Le contenu précis de l’amendement

Plus précisément, l’amendement, qui renvoie à un décret les conditions d’application de cette mesure, imposerait à ces sociétés de publier chaque année dans leur rapport de gestion les éléments suivants :

  • la rémunération du premier quartile;
  • la rémunération médiane;
  • la rémunération du troisième quartile;
  • la rémunération moyenne;
  • le ratio entre la rémunération la plus haute et la rémunération médiane (cet élément devant aussi faire l’objet d’une note d’information sur l’évolution de ce ratio);
  • le ratio entre la rémunération la plus haute et la rémunération la plus basse.

Pour comprendre ces notions, il faut se référer à la définition qu’en donne l’Insee :

  • le premier quartile est le salaire au-dessous duquel se situent 25% des salaires;
  • le deuxième quartile est le salaire au-dessous duquel se situent 50% des salaires, c’est aussi ce qu’on appelle la médiane;
  • le troisième quartile est le salaire au-dessous duquel se situent 75%;
  • la médiane est la valeur qui partage une distribution de salaires en deux parties égales.
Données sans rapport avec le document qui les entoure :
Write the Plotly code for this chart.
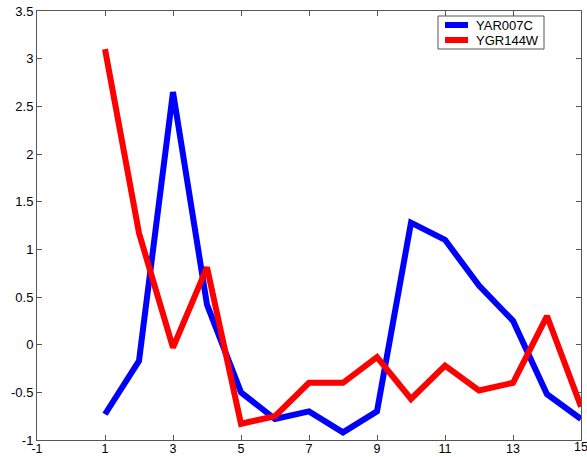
import plotly.graph_objects as go

x = list(range(1, 16))
yar007c = [-0.73, -0.17, 2.65, 0.42, -0.5, -0.78, -0.7, -0.92, -0.7, 1.28, 1.1, 0.62, 0.25, -0.52, -0.78]
ygr144w = [3.1, 1.17, -0.03, 0.81, -0.83, -0.75, -0.4, -0.4, -0.13, -0.57, -0.22, -0.48, -0.4, 0.3, -0.65]
series_names = ["YAR007C", "YGR144W"]
series_colors = ["#0000ff", "#ff0000"]
xticks = [-1, 1, 3, 5, 7, 9, 11, 13, 15]
yticks = [-1, -0.5, 0, 0.5, 1, 1.5, 2, 2.5, 3, 3.5]
ytick_text = ["-1", "-0.5", "0", "0.5", "1", "1.5", "2", "2.5", "3", "3.5"]

FONT = "Liberation Sans, Arial"
fig = go.Figure()
for name, vals, col in zip(series_names, [yar007c, ygr144w], series_colors):
    fig.add_trace(go.Scatter(x=x, y=vals, mode="lines", name=name,
                             line=dict(color=col, width=6), showlegend=False))

axis_common = dict(showline=True, linecolor="#555555", linewidth=1, mirror="ticks",
                   ticks="inside", ticklen=5, tickcolor="#555555", showgrid=False,
                   zeroline=False, automargin=False)
fig.update_xaxes(range=[-1, 15], tickvals=xticks, ticktext=[str(v) for v in xticks],
                 tickfont=dict(family=FONT, size=12.5, color="black"), ticklabelstandoff=-3,
                 **axis_common)
fig.update_yaxes(range=[-1, 3.5], tickvals=yticks, ticktext=ytick_text,
                 tickfont=dict(family=FONT, size=13, color="black"), **axis_common)

# The last x tick label sits at the page edge (plotly would hide it), so add it as text
fig.add_annotation(xref="x", yref="paper", x=xticks[-1], y=0, yanchor="top", xanchor="center",
                   text=str(xticks[-1]), showarrow=False, yshift=2,
                   font=dict(family=FONT, size=12.5, color="black"))

# Manual legend box (MATLAB style), in pixel -> paper conversion
L, R, T, B = 37, 581, 11, 440
def px(xp):
    return (xp - L) / (R - L)
def py(yp):
    return (B - yp) / (B - T)

fig.add_shape(type="rect", xref="paper", yref="paper",
              x0=px(438), x1=px(544), y0=py(49), y1=py(16),
              line=dict(color="#555555", width=1), fillcolor="white", layer="above")
for i, (name, col) in enumerate(zip(series_names, series_colors)):
    yy = 25 + i * 15
    fig.add_shape(type="line", xref="paper", yref="paper",
                  x0=px(445), x1=px(468), y0=py(yy), y1=py(yy),
                  line=dict(color=col, width=6), layer="above")
    fig.add_annotation(xref="paper", yref="paper", x=px(474), y=py(yy),
                       xanchor="left", yanchor="middle", text=name, showarrow=False,
                       font=dict(family=FONT, size=13, color="black"))

fig.update_layout(
    width=587, height=457,
    margin=dict(l=L, r=587 - R, t=T, b=457 - B),
    plot_bgcolor="white", paper_bgcolor="white",
    font=dict(family=FONT, size=13, color="black"),
    showlegend=False,
)
fig.write_html("out.html")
Elle est donc le salaire au-dessous duquel se situent 50% des salaires et le salaire au-dessus duquel se situent 50% des salariés. L’Insee juge que la médiane est un indicateur plus faible que la moyenne, car il est moins affecté par les valeurs très élevées.

Cette mesure vise donc à instaurer une certaine publicité aux écarts de salaire internes à une entreprise et à leur évolution afin que cette information publique pousse les sociétés à se montrer raisonnables dans l’évolution de l’échelle des salaires.
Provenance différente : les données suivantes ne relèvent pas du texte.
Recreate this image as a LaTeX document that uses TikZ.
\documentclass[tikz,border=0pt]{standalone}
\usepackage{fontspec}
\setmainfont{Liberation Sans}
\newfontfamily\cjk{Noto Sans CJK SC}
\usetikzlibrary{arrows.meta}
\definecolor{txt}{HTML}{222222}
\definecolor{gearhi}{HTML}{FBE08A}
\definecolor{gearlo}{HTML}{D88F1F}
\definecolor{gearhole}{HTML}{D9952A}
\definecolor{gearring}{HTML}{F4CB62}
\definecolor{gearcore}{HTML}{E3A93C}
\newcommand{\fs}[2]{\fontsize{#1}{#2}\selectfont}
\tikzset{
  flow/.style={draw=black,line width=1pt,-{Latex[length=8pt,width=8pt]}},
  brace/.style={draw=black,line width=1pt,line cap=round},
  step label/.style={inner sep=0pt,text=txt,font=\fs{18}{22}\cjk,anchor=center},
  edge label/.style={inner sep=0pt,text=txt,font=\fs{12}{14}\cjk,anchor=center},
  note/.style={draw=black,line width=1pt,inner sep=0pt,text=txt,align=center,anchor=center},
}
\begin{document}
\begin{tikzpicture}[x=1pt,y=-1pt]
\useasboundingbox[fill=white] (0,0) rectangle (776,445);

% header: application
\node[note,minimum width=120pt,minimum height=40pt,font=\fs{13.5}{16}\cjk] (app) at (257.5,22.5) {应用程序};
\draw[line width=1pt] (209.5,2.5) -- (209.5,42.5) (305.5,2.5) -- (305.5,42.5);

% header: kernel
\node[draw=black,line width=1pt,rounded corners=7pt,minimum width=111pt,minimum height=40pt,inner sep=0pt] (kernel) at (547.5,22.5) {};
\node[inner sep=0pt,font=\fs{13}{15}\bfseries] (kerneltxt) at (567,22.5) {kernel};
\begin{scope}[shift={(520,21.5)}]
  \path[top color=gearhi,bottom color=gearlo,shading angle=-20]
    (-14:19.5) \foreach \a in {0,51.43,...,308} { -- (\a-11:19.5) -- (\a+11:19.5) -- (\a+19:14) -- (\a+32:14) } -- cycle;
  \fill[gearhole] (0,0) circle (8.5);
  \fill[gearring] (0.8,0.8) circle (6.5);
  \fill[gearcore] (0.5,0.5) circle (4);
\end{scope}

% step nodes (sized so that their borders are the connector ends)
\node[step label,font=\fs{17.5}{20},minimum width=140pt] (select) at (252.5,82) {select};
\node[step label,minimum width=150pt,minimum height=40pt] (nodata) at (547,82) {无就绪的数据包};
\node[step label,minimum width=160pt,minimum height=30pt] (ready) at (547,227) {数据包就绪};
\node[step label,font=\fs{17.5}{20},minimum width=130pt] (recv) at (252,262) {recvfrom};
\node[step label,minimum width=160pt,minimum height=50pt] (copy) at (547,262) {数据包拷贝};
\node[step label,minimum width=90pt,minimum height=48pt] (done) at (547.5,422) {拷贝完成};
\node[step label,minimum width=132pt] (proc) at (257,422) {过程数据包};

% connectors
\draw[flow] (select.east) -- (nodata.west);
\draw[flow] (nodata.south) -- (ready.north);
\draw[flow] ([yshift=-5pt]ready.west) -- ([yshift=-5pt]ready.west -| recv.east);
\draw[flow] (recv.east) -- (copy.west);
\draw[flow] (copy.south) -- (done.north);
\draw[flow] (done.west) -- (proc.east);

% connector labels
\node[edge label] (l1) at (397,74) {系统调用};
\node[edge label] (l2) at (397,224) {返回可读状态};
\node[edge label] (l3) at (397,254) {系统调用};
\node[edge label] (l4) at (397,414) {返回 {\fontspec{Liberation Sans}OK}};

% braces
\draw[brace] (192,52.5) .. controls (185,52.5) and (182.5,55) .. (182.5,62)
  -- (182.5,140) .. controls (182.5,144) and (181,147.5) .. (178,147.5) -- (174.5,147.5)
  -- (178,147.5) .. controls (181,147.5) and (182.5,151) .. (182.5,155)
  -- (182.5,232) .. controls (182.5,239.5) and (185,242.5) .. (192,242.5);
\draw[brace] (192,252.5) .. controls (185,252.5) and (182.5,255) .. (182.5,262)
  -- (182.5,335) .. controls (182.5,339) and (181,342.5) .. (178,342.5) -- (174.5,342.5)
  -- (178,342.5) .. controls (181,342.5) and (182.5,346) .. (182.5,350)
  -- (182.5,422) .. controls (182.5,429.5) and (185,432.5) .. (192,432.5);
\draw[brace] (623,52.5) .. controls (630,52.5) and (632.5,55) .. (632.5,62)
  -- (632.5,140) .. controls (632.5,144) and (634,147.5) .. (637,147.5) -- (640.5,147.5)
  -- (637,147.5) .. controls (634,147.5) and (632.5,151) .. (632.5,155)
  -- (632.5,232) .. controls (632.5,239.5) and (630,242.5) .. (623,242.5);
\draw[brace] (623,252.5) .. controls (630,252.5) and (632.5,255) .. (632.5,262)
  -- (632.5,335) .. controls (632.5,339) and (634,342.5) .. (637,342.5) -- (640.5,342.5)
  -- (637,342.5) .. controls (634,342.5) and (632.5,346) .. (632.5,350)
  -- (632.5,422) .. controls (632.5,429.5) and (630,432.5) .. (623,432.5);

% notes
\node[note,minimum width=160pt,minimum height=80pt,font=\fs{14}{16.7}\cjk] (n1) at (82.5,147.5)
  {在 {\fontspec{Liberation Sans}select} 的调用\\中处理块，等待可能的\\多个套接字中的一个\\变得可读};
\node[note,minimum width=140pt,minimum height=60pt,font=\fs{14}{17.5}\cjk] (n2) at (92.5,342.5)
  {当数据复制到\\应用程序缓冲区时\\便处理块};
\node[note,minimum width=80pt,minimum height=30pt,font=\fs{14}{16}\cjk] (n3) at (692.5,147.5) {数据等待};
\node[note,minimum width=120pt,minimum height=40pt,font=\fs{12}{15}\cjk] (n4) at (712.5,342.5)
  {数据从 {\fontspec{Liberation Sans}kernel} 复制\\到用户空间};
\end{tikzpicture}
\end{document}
Les indicateurs donnés aux élus du personnel

Rappelons que les élus du personnel disposent déjà de certaines informations sur les salaires de l’entreprise. En effet, dans les entreprises d’au moins 300 salariés doivent figurer dans la la base de données économiques et sociales (BDES) des éléments comme :

  • la rémunération moyenne ou médiane mensuelle par tranche d’âge;
  • le nombre de femmes dans les dix plus hautes rémunérations;
  • l’évolution des rémunérations salariales;
  • le montant global des dix rémunérations les plus élevées;
  • le rapport entre la moyenne des rémunérations des 10% des salariés touchant les rémunérations les plus élevées et celle correspondant au 10% des salariés touchant les rémunérations les moins élevées, les entreprises pouvant toutefois préférer à cet indicateur « le rapport entre la moyenne des rémunérations des cadres ou assimilés (y compris supérieurs ou dirigeants) et la moyenne des rémunérations des ouvriers non qualifiés ou assimilés (lire notre article sur la BDES à partir de 300 salariés).
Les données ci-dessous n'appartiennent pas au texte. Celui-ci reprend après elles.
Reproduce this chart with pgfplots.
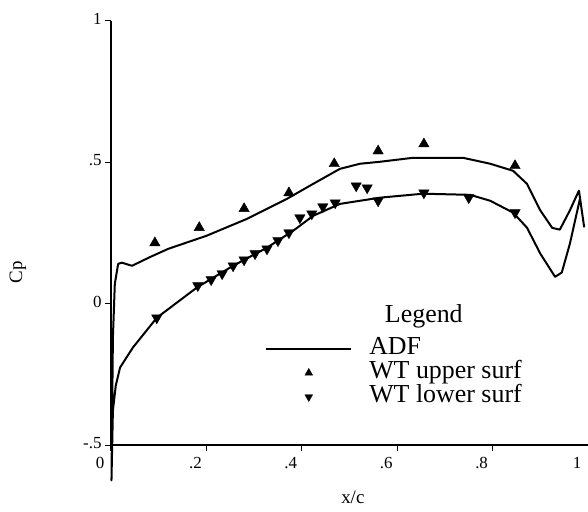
\documentclass[border=0pt]{standalone}
\usepackage{fontspec}
\setmainfont{Liberation Serif}
\usepackage{pgfplots}
\pgfplotsset{compat=1.18}
\pgfplotsset{
  lineleg/.style={legend image code/.code={\draw[##1] (0bp,0bp) -- (85bp,0bp);}},
  markleg/.style={legend image code/.code={\draw[##1, mark size=4.5bp] plot coordinates {(42.5bp,0bp)};}},
}
\begin{document}
\begin{tikzpicture}
\useasboundingbox (-111bp,-67bp) rectangle (477bp,445bp);
\begin{axis}[
  at={(0,0)}, anchor=south west,
  scale only axis, width=477bp, height=424bp,
  xmin=0, xmax=1, ymin=-0.5, ymax=1,
  axis x line*=bottom, axis y line*=left,
  clip=false,
  x axis line style={line width=1.8bp, black},
  y axis line style={line width=2.4bp, black},
  tick style={line width=1bp, black},
  tick align=outside, major tick length=6bp,
  xtick={0,0.2,0.4,0.6,0.8,1}, xticklabels={0,.2,.4,.6,.8,1},
  ytick={-0.5,0,0.5,1}, yticklabels={-.5,0,.5,1},
  /pgf/number format/assume math mode=true,
  xticklabel style={font=\fontsize{17}{17}\selectfont, xshift=-11bp, yshift=-3bp},
  yticklabel style={font=\fontsize{17}{17}\selectfont, yshift=2bp},
  xlabel={x/c},
  xlabel style={at={(axis description cs:0.507,-0.123)}, anchor=center, font=\fontsize{19}{19}\selectfont},
  ylabel={Cp},
  ylabel style={at={(axis description cs:-0.195,0.407)}, anchor=center, font=\fontsize{19}{19}\selectfont},
  legend style={draw=none, fill=none, at={(axis cs:0.323,-0.118)}, anchor=north west,
    inner sep=0pt, font=\fontsize{26}{26}\selectfont,
    nodes={inner sep=0pt, text height=17.5bp, text depth=6bp},
    row sep=0.5bp},
  legend cell align=left,
  /tikz/every odd column/.append style={column sep=17bp},
]
\addplot[black, line width=2bp, line join=round, lineleg] coordinates {
(0.992,0.27) (0.981,0.40) (0.962,0.33) (0.941,0.262) (0.925,0.268) (0.9,0.33)
(0.872,0.424) (0.843,0.47) (0.795,0.495) (0.738,0.516) (0.633,0.516) (0.564,0.502)
(0.522,0.495) (0.48,0.477) (0.424,0.424) (0.369,0.371) (0.285,0.30) (0.2,0.24)
(0.12,0.194) (0.082,0.165) (0.044,0.134) (0.023,0.145) (0.015,0.141) (0.008,0.07)
(0.004,-0.12) (0.001,-0.625)
(0.004,-0.378) (0.01,-0.29) (0.019,-0.226) (0.046,-0.155) (0.096,-0.05) (0.18,0.057)
(0.256,0.134) (0.327,0.198) (0.382,0.258) (0.424,0.311) (0.48,0.353) (0.564,0.375)
(0.654,0.389) (0.753,0.385) (0.795,0.364) (0.843,0.322) (0.872,0.269) (0.9,0.177)
(0.931,0.095) (0.945,0.11) (0.962,0.212) (0.983,0.37)
};
\addlegendentry{ADF}
\addplot[black, only marks, mark=triangle*, mark size=6bp, markleg] coordinates {
(0.092,0.215) (0.185,0.269) (0.279,0.336) (0.373,0.392) (0.468,0.495) (0.56,0.54)
(0.656,0.565) (0.847,0.488)
};
\addlegendentry{WT upper surf}
\addplot[black, only marks, mark=triangle*, mark size=6bp, mark options={rotate=180}, markleg] coordinates {
(0.096,-0.05) (0.182,0.064) (0.21,0.085) (0.233,0.106) (0.256,0.134) (0.279,0.155)
(0.302,0.177) (0.327,0.194) (0.35,0.223) (0.373,0.251) (0.396,0.304) (0.421,0.318)
(0.444,0.343) (0.47,0.357) (0.514,0.417) (0.537,0.41) (0.56,0.364) (0.656,0.392)
(0.75,0.375) (0.847,0.322)
};
\addlegendentry{WT lower surf}
\node[anchor=base west, font=\fontsize{26}{26}\selectfont, inner sep=0pt] at (axis cs:0.574,-0.067) {Legend};
\end{axis}
\end{tikzpicture}
\end{document}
Précisons que les informations exigées des entreprises de moins de 300 salariés sont moins nombreuses, l’évolution de la structure et du montants des salaires ayant par exemple disparu de la dernière réécriture du décret sur la BDES (lire notre article sur la BDES sous le seuil de 300 salariés).

Local syndical : surenchère à la baisse ?

L’amendement a été retiré en commission mais la députée LREM Cendra Motin, qui en est l’auteur, pourrait, selon le journal Capital, le redéposer dans l’hémicycle fin septembre : ce texte vise à permettre à toute entreprise de moins de 1 000 salariés qui met à la disposition des syndicats un espace en ligne sur l’intranet de la société de ne plus avoir l’obligation de mettre à dispositions des syndicats des locaux. « Dans les entreprises de moins de mille salariés, si l’accord d’entreprise le prévoit et dans des conditions fixées par ce même accord, la mise à disposition des sections syndicales d’un espace numérique situé sur l’intranet de l’entreprise, dédié à l’expression de chaque syndicat et convenant à l’exercice de la mission de leurs délégués, satisfait à l’obligation de l’article L.2142-8« , est-il dit dans PDF iconcet amendement. A suivre donc. On sait que le projet de loi Pacte entend déjà relever de 200 à 250 salariés le seuil d’effectif à partir duquel une entreprise doit mettre en place un local syndical. Cette mesure concernerait, selon l’étude de l’impact du projet, environ 1 600 entreprises.